For each line of the data below that holds "this", copy the line.

*Source excerpt:*
------------------------------------------------------------

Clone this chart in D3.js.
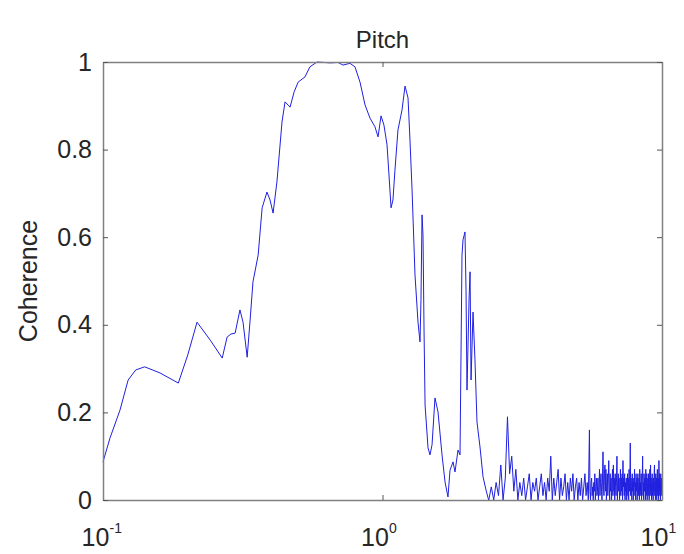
<!DOCTYPE html>
<html>
<head>
<meta charset="utf-8">
<script src="https://cdn.jsdelivr.net/npm/d3@7"></script>
<style>
  body { margin: 0; background: #fff; }
  text { font-family: "Liberation Sans", Arial, sans-serif; fill: #262626; }
</style>
</head>
<body>
<script>
// coherence estimate (low frequency part)
const freqMain = [0.100,0.106,0.115,0.123,0.131,0.141,0.160,0.186,0.201,0.217,
  0.242,0.267,0.278,0.287,0.297,0.309,0.317,0.328,0.336,0.344,
  0.359,0.371,0.386,0.396,0.406,0.419,0.437,0.448,0.467,0.483,
  0.499,0.528,0.550,0.583,0.618,0.649,0.693,0.722,0.765,0.797,
  0.831,0.866,0.902,0.940,0.964,0.988,1.012,1.038,1.055,1.073,
  1.090,1.108,1.136,1.174,1.204,1.234,1.254,1.275,1.307,1.340,
  1.362,1.373,1.385,1.396,1.408,1.420,1.455,1.479,1.504,1.541,
  1.580,1.633,1.674,1.715,1.744,1.788,1.817,1.863,1.894,1.925,
  1.941,1.973,1.990,2.006,2.040,2.057,2.074,2.108,2.142,2.178,
  2.233,2.289,2.346,2.385];
const cohMain = [0.087,0.142,0.205,0.274,0.297,0.304,0.290,0.267,0.331,0.406,
  0.365,0.324,0.372,0.379,0.381,0.434,0.406,0.326,0.411,0.498,
  0.559,0.667,0.703,0.685,0.655,0.726,0.863,0.909,0.897,0.932,
  0.954,0.966,0.989,1.000,0.999,0.998,0.999,0.993,0.997,0.989,
  0.954,0.902,0.872,0.852,0.829,0.877,0.856,0.811,0.742,0.667,
  0.685,0.753,0.845,0.890,0.945,0.918,0.822,0.712,0.514,0.406,
  0.361,0.457,0.651,0.605,0.388,0.217,0.119,0.103,0.126,0.233,
  0.201,0.103,0.041,0.007,0.068,0.087,0.064,0.114,0.103,0.559,
  0.594,0.612,0.479,0.251,0.457,0.521,0.274,0.429,0.320,0.178,
  0.121,0.053,0.023,0.005];

// noisy tail, 2.4 - 5.45 Hz
const freqTailA = [2.40,2.45,2.50,2.55,2.60,2.65,2.70,2.75,2.80,2.85,
  2.90,2.95,3.00,3.05,3.10,3.15,3.20,3.25,3.30,3.35,
  3.40,3.45,3.50,3.55,3.60,3.65,3.70,3.75,3.80,3.85,
  3.90,3.95,4.00,4.05,4.10,4.15,4.20,4.25,4.30,4.35,
  4.40,4.45,4.50,4.55,4.60,4.65,4.70,4.75,4.80,4.85,
  4.90,4.95,5.00,5.05,5.10,5.15,5.20,5.25,5.30,5.35,
  5.40,5.45];
const cohTailA = [0.00,0.03,0.00,0.04,0.01,0.08,0.00,0.05,0.19,0.06,
  0.10,0.02,0.07,0.00,0.04,0.01,0.05,0.00,0.03,0.06,
  0.00,0.04,0.02,0.05,0.00,0.03,0.06,0.01,0.04,0.00,
  0.05,0.02,0.10,0.00,0.05,0.01,0.04,0.07,0.00,0.05,
  0.01,0.03,0.06,0.00,0.04,0.00,0.05,0.02,0.06,0.00,
  0.03,0.05,0.00,0.04,0.01,0.05,0.00,0.03,0.06,0.01,
  0.04,0.00];

// noisy tail, 5.5 - 10 Hz (denser on the log axis)
const freqTailB = [5.500,5.525,5.550,5.575,5.600,5.625,5.650,5.675,
  5.700,5.725,5.750,5.775,5.800,5.825,5.850,5.875,
  5.900,5.925,5.950,5.975,6.000,6.025,6.050,6.075,
  6.100,6.125,6.150,6.175,6.200,6.225,6.250,6.275,
  6.300,6.325,6.350,6.375,6.400,6.425,6.450,6.475,
  6.500,6.525,6.550,6.575,6.600,6.625,6.650,6.675,
  6.700,6.725,6.750,6.775,6.800,6.825,6.850,6.875,
  6.900,6.925,6.950,6.975,7.000,7.025,7.050,7.075,
  7.100,7.125,7.150,7.175,7.200,7.225,7.250,7.275,
  7.300,7.325,7.350,7.375,7.400,7.425,7.450,7.475,
  7.500,7.525,7.550,7.575,7.600,7.625,7.650,7.675,
  7.700,7.725,7.750,7.775,7.800,7.825,7.850,7.875,
  7.900,7.925,7.950,7.975,8.000,8.025,8.050,8.075,
  8.100,8.125,8.150,8.175,8.200,8.225,8.250,8.275,
  8.300,8.325,8.350,8.375,8.400,8.425,8.450,8.475,
  8.500,8.525,8.550,8.575,8.600,8.625,8.650,8.675,
  8.700,8.725,8.750,8.775,8.800,8.825,8.850,8.875,
  8.900,8.925,8.950,8.975,9.000,9.025,9.050,9.075,
  9.100,9.125,9.150,9.175,9.200,9.225,9.250,9.275,
  9.300,9.325,9.350,9.375,9.400,9.425,9.450,9.475,
  9.500,9.525,9.550,9.575,9.600,9.625,9.650,9.675,
  9.700,9.725,9.750,9.775,9.800,9.825,9.850,9.875,
  9.900,9.925,9.950,9.975,10.000];
const cohTailB = [0.16,0.02,0.00,0.04,0.05,0.01,0.03,0.00,
  0.04,0.02,0.06,0.00,0.03,0.05,0.01,0.02,
  0.05,0.00,0.03,0.07,0.01,0.04,0.06,0.02,
  0.00,0.05,0.11,0.03,0.01,0.06,0.08,0.02,
  0.07,0.00,0.04,0.06,0.01,0.05,0.09,0.03,
  0.00,0.06,0.02,0.05,0.00,0.04,0.07,0.01,
  0.08,0.02,0.05,0.00,0.06,0.03,0.01,0.05,
  0.10,0.00,0.04,0.06,0.02,0.05,0.00,0.03,
  0.07,0.01,0.05,0.02,0.06,0.00,0.09,0.03,
  0.05,0.01,0.06,0.00,0.04,0.02,0.05,0.00,
  0.03,0.06,0.01,0.05,0.00,0.07,0.02,0.04,
  0.13,0.01,0.05,0.03,0.00,0.06,0.02,0.04,
  0.00,0.05,0.03,0.07,0.01,0.04,0.00,0.06,
  0.02,0.05,0.00,0.04,0.06,0.01,0.03,0.05,
  0.00,0.07,0.02,0.04,0.01,0.06,0.00,0.03,
  0.05,0.10,0.01,0.04,0.00,0.06,0.02,0.05,
  0.03,0.00,0.07,0.01,0.04,0.06,0.00,0.03,
  0.05,0.01,0.06,0.02,0.00,0.04,0.07,0.01,
  0.08,0.02,0.05,0.00,0.03,0.06,0.01,0.04,
  0.00,0.05,0.02,0.06,0.08,0.01,0.04,0.00,
  0.06,0.02,0.05,0.00,0.04,0.07,0.01,0.03,
  0.05,0.00,0.09,0.02,0.06,0.01,0.04,0.00,
  0.06,0.02,0.05,0.01,0.03];

const xTickExps = [-1, 0, 1];
const yTicks = [0, 0.2, 0.4, 0.6, 0.8, 1];
const titleText = 'Pitch';
const yLabel = 'Coherence';

const width = 684, height = 554;
const margin = {top: 62, right: 22, bottom: 54, left: 103};

const toPoints = (fs, cs) => fs.map((f, i) => ({f: f, c: cs[i]}));
const points = toPoints(freqMain, cohMain)
  .concat(toPoints(freqTailA, cohTailA))
  .concat(toPoints(freqTailB, cohTailB));

const x = d3.scaleLog().domain([0.1, 10]).range([margin.left, width - margin.right]);
const y = d3.scaleLinear().domain([0, 1]).range([height - margin.bottom, margin.top]);

const svg = d3.select('body').append('svg')
  .attr('width', width)
  .attr('height', height);

// the curve
svg.append('path')
  .datum(points)
  .attr('fill', 'none')
  .attr('stroke', '#2020e0')
  .attr('stroke-width', 1)
  .attr('d', d3.line().x(d => x(d.f)).y(d => y(d.c)));

// axes, matlab style: ticks inside on all four sides
const tickVals = xTickExps.map(e => Math.pow(10, e));
const axisColor = '#808080';

const gBottom = svg.append('g')
  .attr('transform', `translate(0,${height - margin.bottom})`)
  .call(d3.axisBottom(x).tickValues(tickVals).tickSizeInner(-5).tickSizeOuter(0));
const gTop = svg.append('g')
  .attr('transform', `translate(0,${margin.top})`)
  .call(d3.axisTop(x).tickValues(tickVals).tickSizeInner(-5).tickSizeOuter(0).tickFormat(''));
const gLeft = svg.append('g')
  .attr('transform', `translate(${margin.left},0)`)
  .call(d3.axisLeft(y).tickValues(yTicks).tickSizeInner(-5).tickSizeOuter(0).tickPadding(11)
    .tickFormat(d => d === 0 || d === 1 ? d3.format('d')(d) : d3.format('.1f')(d)));
const gRight = svg.append('g')
  .attr('transform', `translate(${width - margin.right},0)`)
  .call(d3.axisRight(y).tickValues(yTicks).tickSizeInner(-5).tickSizeOuter(0).tickFormat(''));

[gBottom, gTop, gLeft, gRight].forEach(g => {
  g.select('.domain').attr('stroke', axisColor).attr('stroke-width', 1.5);
  g.selectAll('.tick line').attr('stroke', '#555');
});

gLeft.selectAll('.tick text')
  .attr('font-size', 25)
  .attr('font-family', '"Liberation Sans", Arial, sans-serif')
  .attr('fill', '#262626');

// 10^n labels with superscript
gBottom.selectAll('.tick text')
  .attr('font-size', 25)
  .attr('font-family', '"Liberation Sans", Arial, sans-serif')
  .attr('fill', '#262626')
  .attr('text-anchor', 'start')
  .attr('y', 0)
  .attr('dy', null)
  .each(function(d, i) {
    const t = d3.select(this);
    t.text(null);
    t.append('tspan').attr('x', -22).attr('y', 46).text('10');
    t.append('tspan').attr('x', 6).attr('y', 33).attr('font-size', 14).text(String(xTickExps[i]));
  });

// title and y label
svg.append('text')
  .attr('x', (margin.left + width - margin.right) / 2)
  .attr('y', 48)
  .attr('text-anchor', 'middle')
  .attr('font-size', 24)
  .text(titleText);

svg.append('text')
  .attr('transform', `translate(37,${(margin.top + height - margin.bottom) / 2}) rotate(-90)`)
  .attr('text-anchor', 'middle')
  .attr('font-size', 25)
  .text(yLabel);
</script>
</body>
</html>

------------------------------------------------------------

*Task response:*
Clone this chart in D3.js.
    const t = d3.select(this);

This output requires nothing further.